▶ Stated exercise: Take the line containing "What TikZ code", the line containing "(akg) at (373,392)", and all lines between them, and transcribe them exactly. Leave out pictures.

Dataset rows:
....................

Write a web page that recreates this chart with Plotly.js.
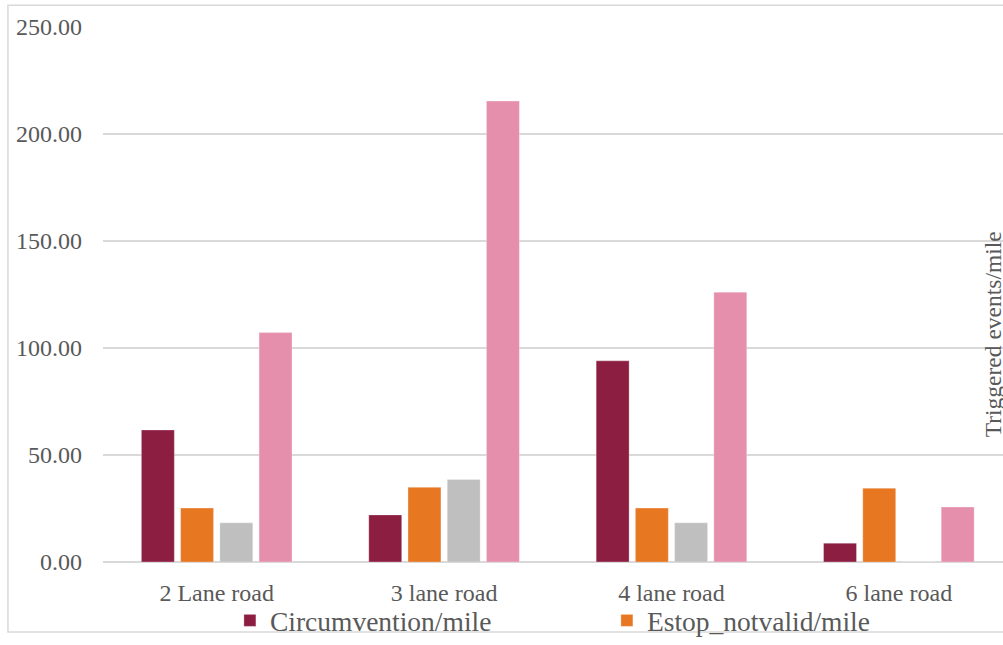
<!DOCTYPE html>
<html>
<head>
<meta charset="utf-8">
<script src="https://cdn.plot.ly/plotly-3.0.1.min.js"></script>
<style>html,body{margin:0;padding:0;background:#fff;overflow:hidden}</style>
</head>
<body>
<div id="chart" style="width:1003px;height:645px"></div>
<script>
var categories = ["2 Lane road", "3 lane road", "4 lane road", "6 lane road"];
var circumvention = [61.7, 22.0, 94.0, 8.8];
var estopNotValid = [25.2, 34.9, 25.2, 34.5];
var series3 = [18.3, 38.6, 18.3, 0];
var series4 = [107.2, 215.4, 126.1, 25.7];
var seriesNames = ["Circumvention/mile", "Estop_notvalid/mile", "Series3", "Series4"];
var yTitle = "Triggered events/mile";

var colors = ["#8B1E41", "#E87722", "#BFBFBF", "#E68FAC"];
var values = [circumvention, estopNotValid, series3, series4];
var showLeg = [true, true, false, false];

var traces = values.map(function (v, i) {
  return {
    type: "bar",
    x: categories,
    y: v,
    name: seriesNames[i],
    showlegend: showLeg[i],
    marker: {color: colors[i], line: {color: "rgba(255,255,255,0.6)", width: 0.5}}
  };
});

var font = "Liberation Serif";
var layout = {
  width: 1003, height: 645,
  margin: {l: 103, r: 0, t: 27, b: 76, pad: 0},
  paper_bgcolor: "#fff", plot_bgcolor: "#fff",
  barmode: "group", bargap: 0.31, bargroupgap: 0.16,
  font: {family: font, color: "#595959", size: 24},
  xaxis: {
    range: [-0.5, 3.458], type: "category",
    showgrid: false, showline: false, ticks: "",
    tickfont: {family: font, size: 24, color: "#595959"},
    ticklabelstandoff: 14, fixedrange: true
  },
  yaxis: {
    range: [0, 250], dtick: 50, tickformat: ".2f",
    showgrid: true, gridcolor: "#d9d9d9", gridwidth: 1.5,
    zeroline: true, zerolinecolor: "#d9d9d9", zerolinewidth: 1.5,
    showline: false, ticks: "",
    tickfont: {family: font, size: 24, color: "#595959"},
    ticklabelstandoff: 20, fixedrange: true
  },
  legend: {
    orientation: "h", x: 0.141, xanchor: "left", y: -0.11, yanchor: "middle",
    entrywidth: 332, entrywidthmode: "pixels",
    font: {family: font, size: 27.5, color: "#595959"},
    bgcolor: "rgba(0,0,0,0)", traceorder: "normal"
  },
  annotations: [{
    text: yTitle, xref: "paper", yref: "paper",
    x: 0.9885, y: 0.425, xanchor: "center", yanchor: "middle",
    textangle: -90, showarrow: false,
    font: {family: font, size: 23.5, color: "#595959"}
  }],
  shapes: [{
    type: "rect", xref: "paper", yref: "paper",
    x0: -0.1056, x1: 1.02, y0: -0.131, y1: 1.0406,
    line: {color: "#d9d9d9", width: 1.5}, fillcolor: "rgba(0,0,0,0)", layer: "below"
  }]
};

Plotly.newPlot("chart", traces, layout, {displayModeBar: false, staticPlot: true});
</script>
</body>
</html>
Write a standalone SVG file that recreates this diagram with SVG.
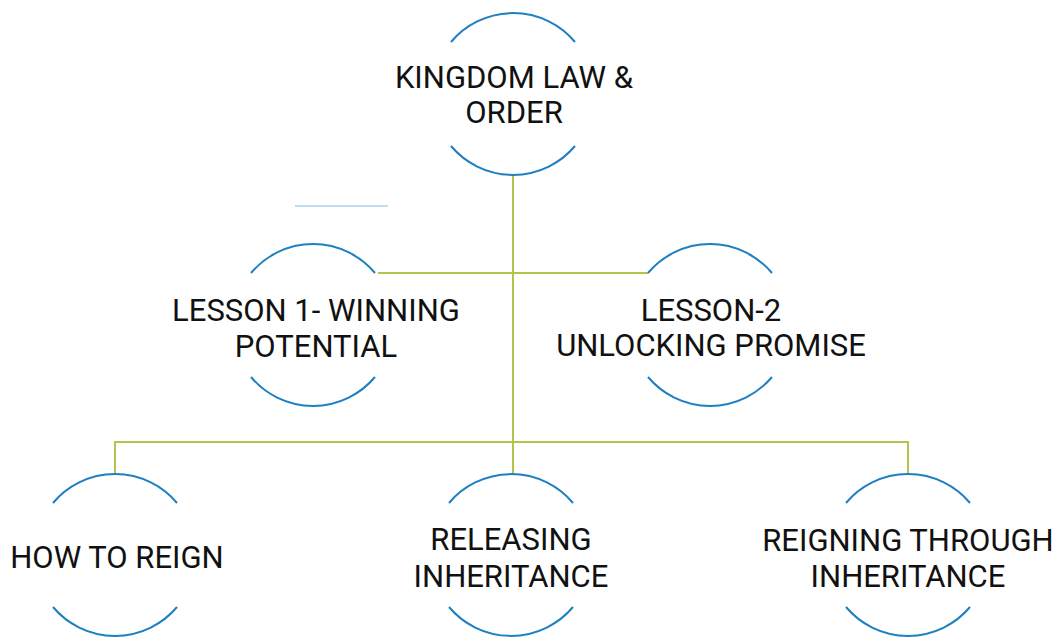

....................

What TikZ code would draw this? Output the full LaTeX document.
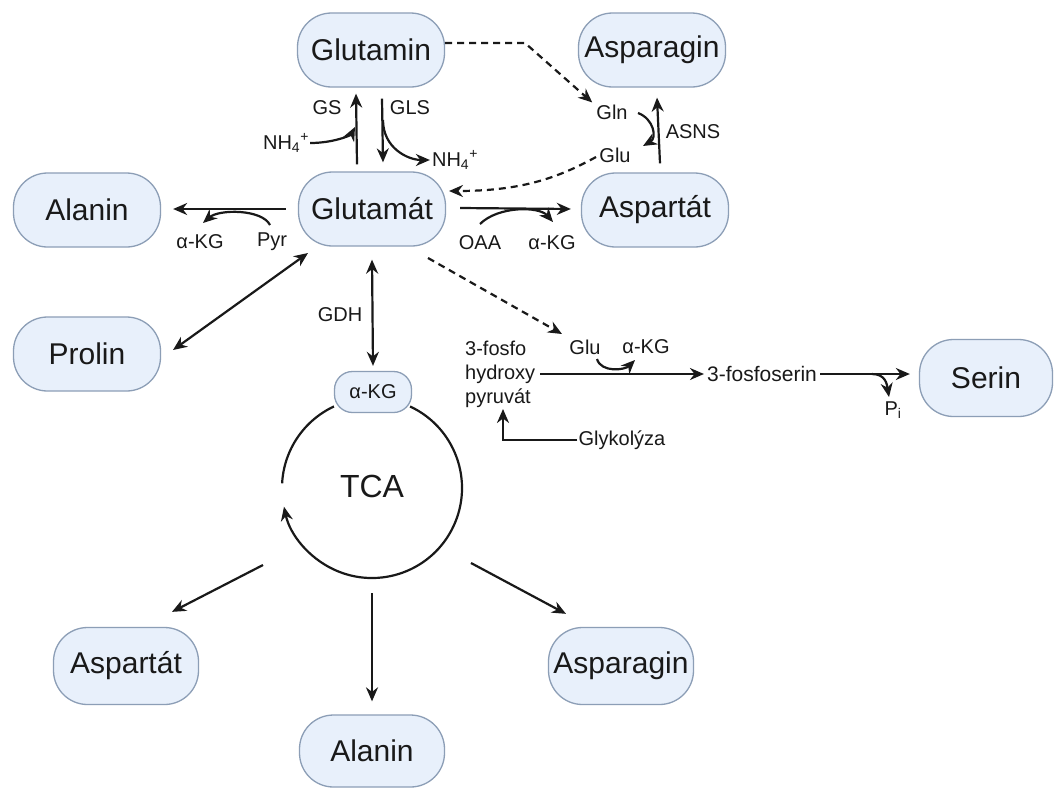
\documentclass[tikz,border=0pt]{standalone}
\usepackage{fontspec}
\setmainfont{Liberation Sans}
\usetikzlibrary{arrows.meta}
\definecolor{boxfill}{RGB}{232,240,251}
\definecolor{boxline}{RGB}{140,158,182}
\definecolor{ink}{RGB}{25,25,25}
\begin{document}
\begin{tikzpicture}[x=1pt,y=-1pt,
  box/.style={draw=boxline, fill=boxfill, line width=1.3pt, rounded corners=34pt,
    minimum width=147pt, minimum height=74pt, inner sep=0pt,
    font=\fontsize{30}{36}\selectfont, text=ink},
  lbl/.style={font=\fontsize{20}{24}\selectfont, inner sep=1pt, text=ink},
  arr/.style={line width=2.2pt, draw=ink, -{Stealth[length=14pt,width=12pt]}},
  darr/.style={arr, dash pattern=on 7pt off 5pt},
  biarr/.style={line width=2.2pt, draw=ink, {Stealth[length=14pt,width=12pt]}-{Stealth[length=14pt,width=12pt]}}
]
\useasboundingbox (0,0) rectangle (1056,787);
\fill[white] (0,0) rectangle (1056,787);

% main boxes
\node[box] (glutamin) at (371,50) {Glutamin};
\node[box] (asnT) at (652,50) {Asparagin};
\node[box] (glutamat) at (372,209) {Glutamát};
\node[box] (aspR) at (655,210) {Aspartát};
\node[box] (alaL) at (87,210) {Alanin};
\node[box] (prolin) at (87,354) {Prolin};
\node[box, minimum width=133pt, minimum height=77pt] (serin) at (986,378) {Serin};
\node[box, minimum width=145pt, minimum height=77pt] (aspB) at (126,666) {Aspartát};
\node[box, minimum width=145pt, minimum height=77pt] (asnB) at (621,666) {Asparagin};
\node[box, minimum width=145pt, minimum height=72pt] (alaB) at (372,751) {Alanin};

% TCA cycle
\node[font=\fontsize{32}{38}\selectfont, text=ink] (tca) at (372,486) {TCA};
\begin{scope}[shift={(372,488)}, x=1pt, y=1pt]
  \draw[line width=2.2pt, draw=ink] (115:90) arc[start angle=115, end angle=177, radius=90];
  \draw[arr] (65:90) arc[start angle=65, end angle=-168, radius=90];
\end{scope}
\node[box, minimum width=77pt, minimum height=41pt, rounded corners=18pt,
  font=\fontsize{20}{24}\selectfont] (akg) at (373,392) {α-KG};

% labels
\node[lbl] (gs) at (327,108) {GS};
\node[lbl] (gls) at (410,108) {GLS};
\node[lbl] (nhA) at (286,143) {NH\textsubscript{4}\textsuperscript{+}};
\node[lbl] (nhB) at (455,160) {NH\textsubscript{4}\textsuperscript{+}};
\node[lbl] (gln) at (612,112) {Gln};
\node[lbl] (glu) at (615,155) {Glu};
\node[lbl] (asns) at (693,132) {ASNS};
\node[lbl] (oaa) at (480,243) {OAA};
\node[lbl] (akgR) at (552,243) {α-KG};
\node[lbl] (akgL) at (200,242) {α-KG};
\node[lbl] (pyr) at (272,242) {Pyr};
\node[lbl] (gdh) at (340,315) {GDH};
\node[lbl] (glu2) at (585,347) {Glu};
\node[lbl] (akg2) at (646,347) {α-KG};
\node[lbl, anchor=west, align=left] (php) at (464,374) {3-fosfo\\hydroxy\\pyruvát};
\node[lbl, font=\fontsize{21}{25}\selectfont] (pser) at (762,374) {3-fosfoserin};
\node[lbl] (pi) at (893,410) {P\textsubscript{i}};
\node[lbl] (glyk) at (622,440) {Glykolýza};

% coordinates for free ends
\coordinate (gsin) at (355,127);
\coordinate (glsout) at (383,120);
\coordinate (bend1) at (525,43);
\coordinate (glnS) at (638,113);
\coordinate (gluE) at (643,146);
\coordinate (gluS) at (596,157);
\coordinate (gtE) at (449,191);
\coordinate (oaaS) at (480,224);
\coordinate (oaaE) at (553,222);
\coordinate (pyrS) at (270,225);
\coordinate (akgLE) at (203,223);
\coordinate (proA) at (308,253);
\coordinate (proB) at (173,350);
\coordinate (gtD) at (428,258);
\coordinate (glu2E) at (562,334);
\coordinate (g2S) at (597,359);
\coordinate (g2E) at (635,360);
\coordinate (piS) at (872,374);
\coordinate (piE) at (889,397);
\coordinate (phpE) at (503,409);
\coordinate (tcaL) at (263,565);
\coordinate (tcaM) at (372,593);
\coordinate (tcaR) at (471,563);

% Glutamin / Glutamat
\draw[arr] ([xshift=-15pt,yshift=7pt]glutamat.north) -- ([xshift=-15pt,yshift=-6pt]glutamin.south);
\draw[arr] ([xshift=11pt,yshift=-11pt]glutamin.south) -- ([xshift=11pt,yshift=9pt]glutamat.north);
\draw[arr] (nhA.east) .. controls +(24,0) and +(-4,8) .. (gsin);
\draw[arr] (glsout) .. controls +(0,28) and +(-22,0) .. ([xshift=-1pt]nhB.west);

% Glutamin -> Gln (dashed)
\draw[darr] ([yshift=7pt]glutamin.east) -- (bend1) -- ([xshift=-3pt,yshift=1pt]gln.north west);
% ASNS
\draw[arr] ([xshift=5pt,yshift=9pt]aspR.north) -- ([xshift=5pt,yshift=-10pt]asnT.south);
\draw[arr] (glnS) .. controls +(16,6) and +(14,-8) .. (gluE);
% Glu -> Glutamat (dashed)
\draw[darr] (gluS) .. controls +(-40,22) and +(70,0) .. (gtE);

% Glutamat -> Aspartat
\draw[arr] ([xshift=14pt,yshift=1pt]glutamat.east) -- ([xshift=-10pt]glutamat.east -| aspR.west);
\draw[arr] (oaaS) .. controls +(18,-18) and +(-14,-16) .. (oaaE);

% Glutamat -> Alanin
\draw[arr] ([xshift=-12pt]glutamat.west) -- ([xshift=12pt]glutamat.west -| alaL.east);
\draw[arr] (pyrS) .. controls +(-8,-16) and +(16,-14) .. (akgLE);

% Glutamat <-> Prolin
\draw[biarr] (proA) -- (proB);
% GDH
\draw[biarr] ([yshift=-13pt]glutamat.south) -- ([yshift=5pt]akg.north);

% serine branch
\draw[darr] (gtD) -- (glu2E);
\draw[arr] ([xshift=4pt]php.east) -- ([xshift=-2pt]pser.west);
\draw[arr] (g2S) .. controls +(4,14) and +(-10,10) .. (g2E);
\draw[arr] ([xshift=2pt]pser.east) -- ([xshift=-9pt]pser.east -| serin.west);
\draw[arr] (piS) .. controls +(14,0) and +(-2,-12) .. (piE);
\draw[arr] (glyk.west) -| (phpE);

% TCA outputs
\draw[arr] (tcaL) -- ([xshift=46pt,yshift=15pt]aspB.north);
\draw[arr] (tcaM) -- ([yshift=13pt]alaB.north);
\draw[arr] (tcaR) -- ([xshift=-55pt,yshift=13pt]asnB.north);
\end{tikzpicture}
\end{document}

....................

▶ Reply to the exercise:
What TikZ code would draw this? Output the full LaTeX document.
\documentclass[tikz,border=0pt]{standalone}
\usepackage{fontspec}
\setmainfont{Liberation Sans}
\usetikzlibrary{arrows.meta}
\definecolor{boxfill}{RGB}{232,240,251}
\definecolor{boxline}{RGB}{140,158,182}
\definecolor{ink}{RGB}{25,25,25}
\begin{document}
\begin{tikzpicture}[x=1pt,y=-1pt,
  box/.style={draw=boxline, fill=boxfill, line width=1.3pt, rounded corners=34pt,
    minimum width=147pt, minimum height=74pt, inner sep=0pt,
    font=\fontsize{30}{36}\selectfont, text=ink},
  lbl/.style={font=\fontsize{20}{24}\selectfont, inner sep=1pt, text=ink},
  arr/.style={line width=2.2pt, draw=ink, -{Stealth[length=14pt,width=12pt]}},
  darr/.style={arr, dash pattern=on 7pt off 5pt},
  biarr/.style={line width=2.2pt, draw=ink, {Stealth[length=14pt,width=12pt]}-{Stealth[length=14pt,width=12pt]}}
]
\useasboundingbox (0,0) rectangle (1056,787);
\fill[white] (0,0) rectangle (1056,787);

% main boxes
\node[box] (glutamin) at (371,50) {Glutamin};
\node[box] (asnT) at (652,50) {Asparagin};
\node[box] (glutamat) at (372,209) {Glutamát};
\node[box] (aspR) at (655,210) {Aspartát};
\node[box] (alaL) at (87,210) {Alanin};
\node[box] (prolin) at (87,354) {Prolin};
\node[box, minimum width=133pt, minimum height=77pt] (serin) at (986,378) {Serin};
\node[box, minimum width=145pt, minimum height=77pt] (aspB) at (126,666) {Aspartát};
\node[box, minimum width=145pt, minimum height=77pt] (asnB) at (621,666) {Asparagin};
\node[box, minimum width=145pt, minimum height=72pt] (alaB) at (372,751) {Alanin};

% TCA cycle
\node[font=\fontsize{32}{38}\selectfont, text=ink] (tca) at (372,486) {TCA};
\begin{scope}[shift={(372,488)}, x=1pt, y=1pt]
  \draw[line width=2.2pt, draw=ink] (115:90) arc[start angle=115, end angle=177, radius=90];
  \draw[arr] (65:90) arc[start angle=65, end angle=-168, radius=90];
\end{scope}
\node[box, minimum width=77pt, minimum height=41pt, rounded corners=18pt,
  font=\fontsize{20}{24}\selectfont] (akg) at (373,392) {α-KG};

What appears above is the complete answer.